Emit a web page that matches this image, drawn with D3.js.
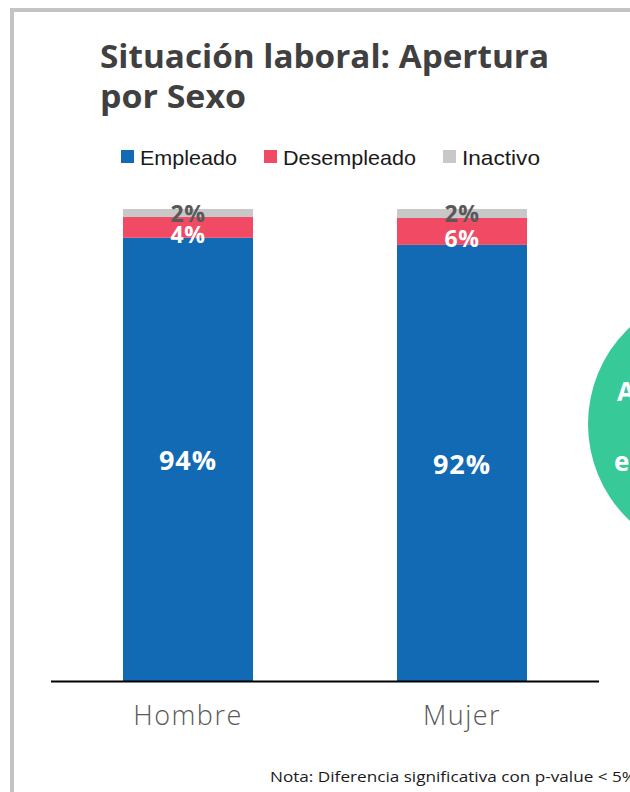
<!DOCTYPE html>
<html><head><meta charset="utf-8">
<script src="https://cdn.jsdelivr.net/npm/d3@7"></script>
<style>html,body{margin:0;padding:0;background:#fff;overflow:hidden}</style>
</head><body>
<script>
const categories = ["Hombre", "Mujer"];
const seriesNames = ["Empleado", "Desempleado", "Inactivo"];
const empleado = [93.9, 92.4];
const desempleado = [4.4, 5.7];
const inactivo = [1.7, 1.9];
const colors = ["#1269B4", "#F04A64", "#C8C8C8"];
const labelColors = ["#ffffff", "#ffffff", "#595959"];

const W = 630, H = 792;
const svg = d3.select("body").append("svg").attr("width", W).attr("height", H);

// frame
svg.append("rect").attr("x", 12).attr("y", 10).attr("width", 640).attr("height", 800)
  .attr("fill", "none").attr("stroke", "#C4C4C4").attr("stroke-width", 4);

// green circle (partially visible)
svg.append("circle").attr("cx", 721).attr("cy", 424).attr("r", 133).attr("fill", "#37C998");
svg.append("text").attr("x", 617).attr("y", 401).attr("fill", "#fff")
  .attr("font-family", "Open Sans, sans-serif").attr("font-weight", 700).attr("font-size", 26).text("A");
svg.append("text").attr("x", 614).attr("y", 471).attr("fill", "#fff")
  .attr("font-family", "Open Sans, sans-serif").attr("font-weight", 700).attr("font-size", 26).text("e");

// title
const title = svg.append("text").attr("fill", "#404040")
  .attr("font-family", "Open Sans, sans-serif").attr("font-weight", 700).attr("font-size", 32);
title.append("tspan").attr("x", 100).attr("y", 68).attr("textLength", 449).attr("lengthAdjust", "spacingAndGlyphs").text("Situación laboral: Apertura");
title.append("tspan").attr("x", 100).attr("y", 108).attr("textLength", 146).attr("lengthAdjust", "spacingAndGlyphs").text("por Sexo");

// legend
const legendX = [121, 264, 443];
const legendLen = [97, 133, 78];
seriesNames.forEach((s, i) => {
  svg.append("rect").attr("x", legendX[i]).attr("y", 150).attr("width", 13).attr("height", 13).attr("fill", colors[i]);
  svg.append("text").attr("x", legendX[i] + 19).attr("y", 165).attr("fill", "#1a1a1a")
    .attr("font-family", "Liberation Sans, Arial, sans-serif").attr("font-size", 21)
    .attr("textLength", legendLen[i]).attr("lengthAdjust", "spacingAndGlyphs").text(s);
});

// chart
const x = d3.scaleBand().domain(categories).range([51, 599]).paddingInner(0.5255).paddingOuter(0.2628);
const y = d3.scaleLinear().domain([0, 100]).range([681, 209]);

const data = categories.map((c, i) => ({cat: c, Empleado: empleado[i], Desempleado: desempleado[i], Inactivo: inactivo[i]}));
const stack = d3.stack().keys(seriesNames)(data);

stack.forEach((layer, li) => {
  svg.append("g").selectAll("rect").data(layer).join("rect")
    .attr("x", d => x(d.data.cat)).attr("width", x.bandwidth())
    .attr("y", d => y(d[1])).attr("height", d => y(d[0]) - y(d[1]))
    .attr("fill", colors[li]);
});

// labels
const labelSizes = [27, 23, 23];
stack.forEach((layer, li) => {
  svg.append("g").selectAll("text").data(layer).join("text")
    .attr("x", d => x(d.data.cat) + x.bandwidth() / 2)
    .attr("y", d => {
      const mid = (y(d[0]) + y(d[1])) / 2;
      if (li === 0) return mid + 11;
      if (li === 1) return mid + 16;
      return y(d[1]) + 13;
    })
    .attr("text-anchor", "middle").attr("fill", labelColors[li])
    .attr("font-family", "Open Sans, sans-serif").attr("font-weight", 700).attr("font-size", labelSizes[li])
    .attr("letter-spacing", li === 0 ? 1 : 0.5)
    .text(d => Math.round(d[1] - d[0]) + "%");
});

// axis
const axis = svg.append("g").attr("transform", "translate(0,681)").call(d3.axisBottom(x).tickSize(0).tickPadding(25));
axis.select(".domain").remove();
svg.append("line").attr("x1", 51).attr("x2", 599).attr("y1", 681.5).attr("y2", 681.5).attr("stroke", "#000").attr("stroke-width", 2);
axis.selectAll("text").attr("font-family", "Open Sans, sans-serif").attr("font-size", 27).attr("font-weight", 300)
  .attr("letter-spacing", 1.5).attr("fill", "#595959");

// note
svg.append("text").attr("x", 270).attr("y", 782).attr("fill", "#1a1a1a")
  .attr("font-family", "Open Sans, sans-serif").attr("font-size", 15)
  .attr("textLength", 366).attr("lengthAdjust", "spacingAndGlyphs").text("Nota: Diferencia significativa con p-value < 5%");
</script>
</body></html>
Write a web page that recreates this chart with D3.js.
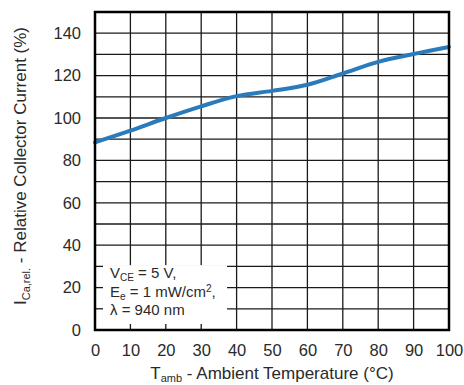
<!DOCTYPE html>
<html>
<head>
<meta charset="utf-8">
<script src="https://cdn.jsdelivr.net/npm/d3@7"></script>
<style>
  html, body { margin: 0; padding: 0; background: #fff; }
  svg { display: block; font-family: "Liberation Sans", Arial, sans-serif; }
</style>
</head>
<body>
<svg id="chart" width="464" height="385"></svg>
<script>
// Relative collector current vs. ambient temperature
const temperatures = [0, 10, 20, 30, 40, 50, 60, 70, 80, 90, 100];
const relCurrent   = [88.5, 94, 100, 105.5, 110.3, 112.8, 115.7, 121, 126.5, 130.2, 133.5];
const xTicks = [0, 10, 20, 30, 40, 50, 60, 70, 80, 90, 100];
const yTicks = [0, 20, 40, 60, 80, 100, 120, 140];
const yGrid  = [10, 20, 30, 40, 50, 60, 70, 80, 90, 100, 110, 120, 130, 140];
const xGrid  = [10, 20, 30, 40, 50, 60, 70, 80, 90];
const conditions = [
  { main: "V", sub: "CE", rest: " = 5 V," },
  { main: "E", sub: "e", rest: " = 1 mW/cm", sup: "2", tail: "," },
  { main: "λ = 940 nm" }
];

const margin = { left: 95, top: 12, right: 15, bottom: 55 };
const W = 464, H = 385;
const pw = W - margin.left - margin.right;
const ph = H - margin.top - margin.bottom;

const svg = d3.select("#chart");
const g = svg.append("g").attr("transform", `translate(${margin.left},${margin.top})`);

const x = d3.scaleLinear().domain([0, 100]).range([0, pw]);
const y = d3.scaleLinear().domain([0, 150]).range([ph, 0]);

const ink = "#1a1a1a";
const textCol = "#2a2a2a";

// grid
g.append("g").selectAll("line.h").data(yGrid).join("line")
  .attr("x1", 0).attr("x2", pw)
  .attr("y1", d => y(d)).attr("y2", d => y(d))
  .attr("stroke", ink).attr("stroke-width", 1.3);
g.append("g").selectAll("line.v").data(xGrid).join("line")
  .attr("x1", d => x(d)).attr("x2", d => x(d))
  .attr("y1", 0).attr("y2", ph)
  .attr("stroke", ink).attr("stroke-width", 1.3);

// condition box (clears the grid in the lower left corner)
const boxX = 37.3, boxY = 30.6;
g.append("rect")
  .attr("x", 0).attr("y", y(boxY))
  .attr("width", x(boxX)).attr("height", ph - y(boxY))
  .attr("fill", "#fff");

// short edge ticks inside the box area
g.append("g").selectAll("line").data([10, 20, 30]).join("line")
  .attr("x1", 0).attr("x2", 8)
  .attr("y1", d => y(d)).attr("y2", d => y(d))
  .attr("stroke", ink).attr("stroke-width", 1.3);
g.append("g").selectAll("line").data([10, 20, 30]).join("line")
  .attr("x1", d => x(d)).attr("x2", d => x(d))
  .attr("y1", ph).attr("y2", ph - 6)
  .attr("stroke", ink).attr("stroke-width", 1.3);

// condition text
const cond = g.append("g").attr("fill", textCol).attr("font-size", 15);
const baselines = [278, 297, 315].map(v => v - margin.top);
conditions.forEach((c, i) => {
  const t = cond.append("text").attr("x", 15).attr("y", baselines[i]);
  t.append("tspan").text(c.main);
  if (c.sub) t.append("tspan").attr("font-size", 10).attr("dy", 3).text(c.sub);
  if (c.rest) t.append("tspan").attr("dy", c.sub ? -3 : 0).text(c.rest);
  if (c.sup) t.append("tspan").attr("font-size", 10).attr("dy", -5).text(c.sup);
  if (c.tail) t.append("tspan").attr("dy", 5).text(c.tail);
});

// curve
const line = d3.line()
  .x((d, i) => x(temperatures[i]))
  .y(d => y(d))
  .curve(d3.curveMonotoneX);
g.append("path")
  .datum(relCurrent)
  .attr("d", line)
  .attr("fill", "none")
  .attr("stroke", "#2a7bbb")
  .attr("stroke-width", 4)
  .attr("stroke-linecap", "round");

// frame
g.append("rect")
  .attr("x", 0).attr("y", 0).attr("width", pw).attr("height", ph)
  .attr("fill", "none").attr("stroke", "#000").attr("stroke-width", 2.5);

// axes (labels only)
const xAxis = g.append("g").attr("transform", `translate(0,${ph})`)
  .call(d3.axisBottom(x).tickValues(xTicks).tickSize(0).tickPadding(14.5).tickFormat(d3.format("d")));
const yAxis = g.append("g")
  .call(d3.axisLeft(y).tickValues(yTicks).tickSize(0).tickPadding(14).tickFormat(d3.format("d")));
[xAxis, yAxis].forEach(a => {
  a.select(".domain").remove();
  a.selectAll("text").attr("font-size", 16.5).attr("fill", textCol)
    .attr("font-family", "'Liberation Sans', Arial, sans-serif");
});

// axis titles
const xt = svg.append("text")
  .attr("x", margin.left + pw / 2).attr("y", 379)
  .attr("text-anchor", "middle").attr("font-size", 17).attr("fill", textCol);
xt.append("tspan").text("T");
xt.append("tspan").attr("font-size", 11).attr("dy", 3).text("amb");
xt.append("tspan").attr("dy", -3).text(" - Ambient Temperature (°C)");

const yt = svg.append("text")
  .attr("transform", `translate(26,166) rotate(-90)`)
  .attr("text-anchor", "middle").attr("font-size", 17).attr("fill", textCol);
yt.append("tspan").text("I");
yt.append("tspan").attr("font-size", 11).attr("dy", 4).text("Ca,rel.");
yt.append("tspan").attr("dy", -4).text(" - Relative Collector Current (%)");
</script>
</body>
</html>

+---+

▶ Task to carry out:
Find all lines with "that" in them and copy each one.

▶ Final result:
Emit a web page that matches this image, drawn with D3.js.
Write a web page that recreates this chart with D3.js.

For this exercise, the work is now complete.